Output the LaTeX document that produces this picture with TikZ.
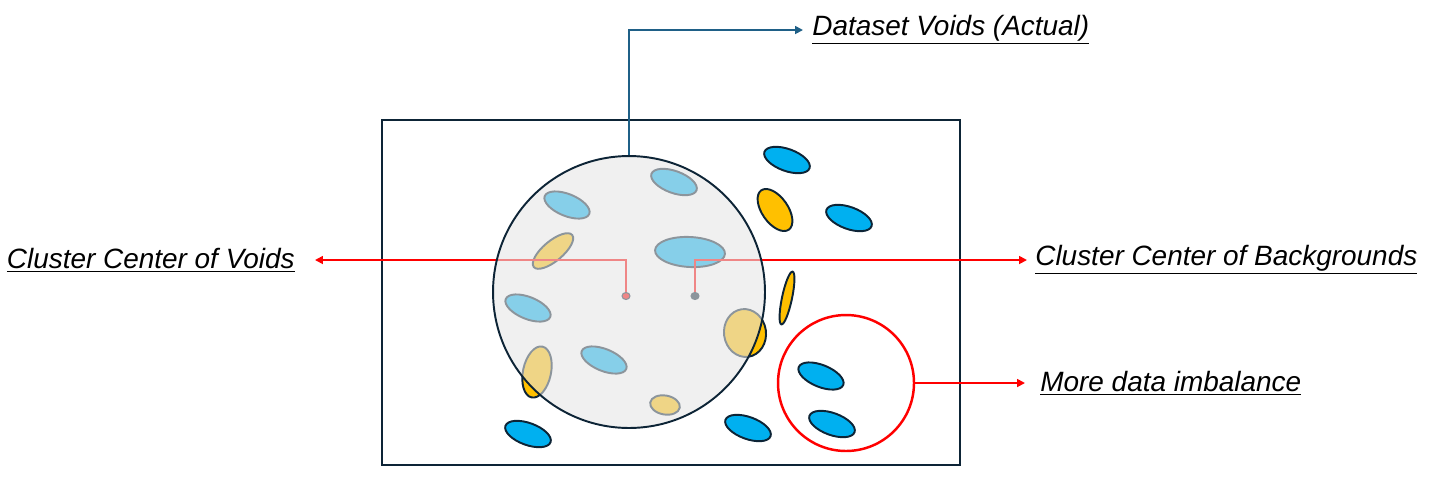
\documentclass[tikz,border=0pt]{standalone}
\usepackage{fontspec}
\setmainfont{Liberation Sans}
\usetikzlibrary{arrows.meta, positioning, shapes.geometric}
\definecolor{framenavy}{RGB}{13,36,54}
\definecolor{blobblue}{RGB}{0,176,240}
\definecolor{blobgold}{RGB}{255,192,0}
\definecolor{voidgray}{RGB}{229,229,229}
\definecolor{linkblue}{RGB}{31,96,135}

\begin{document}
\begin{tikzpicture}[x=0.02cm, y=-0.02cm,
  blob/.style={draw=framenavy, ellipse, line width=1.1pt, inner sep=0pt,
               minimum width=0.96cm, minimum height=0.44cm},
  blueblob/.style={blob, fill=blobblue},
  goldblob/.style={blob, fill=blobgold},
  ctrdot/.style={draw=framenavy, ellipse, line width=0.6pt, inner sep=0pt,
                 minimum width=0.16cm, minimum height=0.14cm},
  lbl/.style={font=\itshape\fontsize{15.9}{18}\selectfont, inner ysep=1pt,
              inner xsep=0.16cm},
  redlink/.style={draw=red, line width=1pt, -{Triangle[length=4.5pt, width=4.5pt]}},
  bluelink/.style={draw=linkblue, line width=1pt, -{Triangle[length=4.5pt, width=4.5pt]}}
]
\useasboundingbox (0,0) rectangle (1429,478);

%--- Frame ---
\draw[framenavy, line width=1.1pt] (382,120) rectangle (960,465);

%--- Labels ---
\node[lbl, anchor=east, inner xsep=0.4cm] (lblvoids) at (315,260) {\underline{Cluster Center of Voids}};
\node[lbl, anchor=west]                   (lblback)  at (1027,260) {\underline{Cluster Center of Backgrounds}};
\node[lbl, anchor=west, inner xsep=0.3cm] (lblimb)   at (1025,383) {\underline{More data imbalance}};
\node[lbl, anchor=west, inner xsep=0.18cm] (lblds)   at (803,30)  {\underline{Dataset Voids (Actual)}};

%--- Samples ---
\node[blueblob, rotate=-20] (s1) at (674,182) {};
\node[blueblob, rotate=-22] (s2) at (567,205) {};
\node[goldblob, rotate=40, minimum width=1cm, minimum height=0.4cm] (s3) at (553,251) {};
\node[blueblob, rotate=-3, minimum width=1.4cm, minimum height=0.6cm] (s4) at (690,252) {};
\node[blueblob, rotate=-22] (s5) at (528,308) {};
\node[goldblob, rotate=8, minimum width=0.84cm, minimum height=0.96cm] (s6) at (745,333) {};
\node[blueblob, rotate=-22] (s7) at (604,360) {};
\node[goldblob, rotate=-12, minimum width=0.56cm, minimum height=1.04cm] (s8) at (537,372) {};
\node[goldblob, rotate=-10, minimum width=0.6cm, minimum height=0.38cm] (s9) at (665,405) {};
\node[blueblob, rotate=-20] (s10) at (787,160) {};
\node[goldblob, rotate=-55, minimum width=0.96cm, minimum height=0.52cm] (s11) at (775,210) {};
\node[blueblob, rotate=-20] (s12) at (849,218) {};
\node[goldblob, rotate=78, minimum width=1.08cm, minimum height=0.2cm] (s13) at (787,298) {};
\node[blueblob, rotate=-22] (s14) at (821,376) {};
\node[blueblob, rotate=-20] (s15) at (832,424) {};
\node[blueblob, rotate=-20] (s16) at (748,428) {};
\node[blueblob, rotate=-20] (s17) at (528,434) {};

%--- Cluster centers ---
\node[ctrdot, fill=red]       (cv) at (626,296) {};
\node[ctrdot, fill=framenavy] (cb) at (695,296) {};
\draw[redlink] (cv) |- (lblvoids);
\draw[redlink] (cb) |- (lblback);

%--- Void region ---
\node[circle, draw=framenavy, line width=1.1pt, fill=voidgray, fill opacity=0.59,
      minimum size=5.44cm, inner sep=0pt] (voids) at (629,292) {};
\draw[bluelink] (voids) |- (lblds);

%--- Imbalance ---
\node[circle, draw=red, line width=1.4pt, minimum size=2.72cm, inner sep=0pt] (imb) at (846,383) {};
\draw[redlink] (imb) -- (lblimb);

\end{tikzpicture}
\end{document}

——

* [What is being asked]
Starting at the first line of the material, output exactly the lines up to and including the one with "anchor=west, inner xsep=0.18cm]". Do not include the pictures.

* [Solution for this problem]
Output the LaTeX document that produces this picture with TikZ.
\documentclass[tikz,border=0pt]{standalone}
\usepackage{fontspec}
\setmainfont{Liberation Sans}
\usetikzlibrary{arrows.meta, positioning, shapes.geometric}
\definecolor{framenavy}{RGB}{13,36,54}
\definecolor{blobblue}{RGB}{0,176,240}
\definecolor{blobgold}{RGB}{255,192,0}
\definecolor{voidgray}{RGB}{229,229,229}
\definecolor{linkblue}{RGB}{31,96,135}

\begin{document}
\begin{tikzpicture}[x=0.02cm, y=-0.02cm,
  blob/.style={draw=framenavy, ellipse, line width=1.1pt, inner sep=0pt,
               minimum width=0.96cm, minimum height=0.44cm},
  blueblob/.style={blob, fill=blobblue},
  goldblob/.style={blob, fill=blobgold},
  ctrdot/.style={draw=framenavy, ellipse, line width=0.6pt, inner sep=0pt,
                 minimum width=0.16cm, minimum height=0.14cm},
  lbl/.style={font=\itshape\fontsize{15.9}{18}\selectfont, inner ysep=1pt,
              inner xsep=0.16cm},
  redlink/.style={draw=red, line width=1pt, -{Triangle[length=4.5pt, width=4.5pt]}},
  bluelink/.style={draw=linkblue, line width=1pt, -{Triangle[length=4.5pt, width=4.5pt]}}
]
\useasboundingbox (0,0) rectangle (1429,478);

%--- Frame ---
\draw[framenavy, line width=1.1pt] (382,120) rectangle (960,465);

%--- Labels ---
\node[lbl, anchor=east, inner xsep=0.4cm] (lblvoids) at (315,260) {\underline{Cluster Center of Voids}};
\node[lbl, anchor=west]                   (lblback)  at (1027,260) {\underline{Cluster Center of Backgrounds}};
\node[lbl, anchor=west, inner xsep=0.3cm] (lblimb)   at (1025,383) {\underline{More data imbalance}};
\node[lbl, anchor=west, inner xsep=0.18cm] (lblds)   at (803,30)  {\underline{Dataset Voids (Actual)}};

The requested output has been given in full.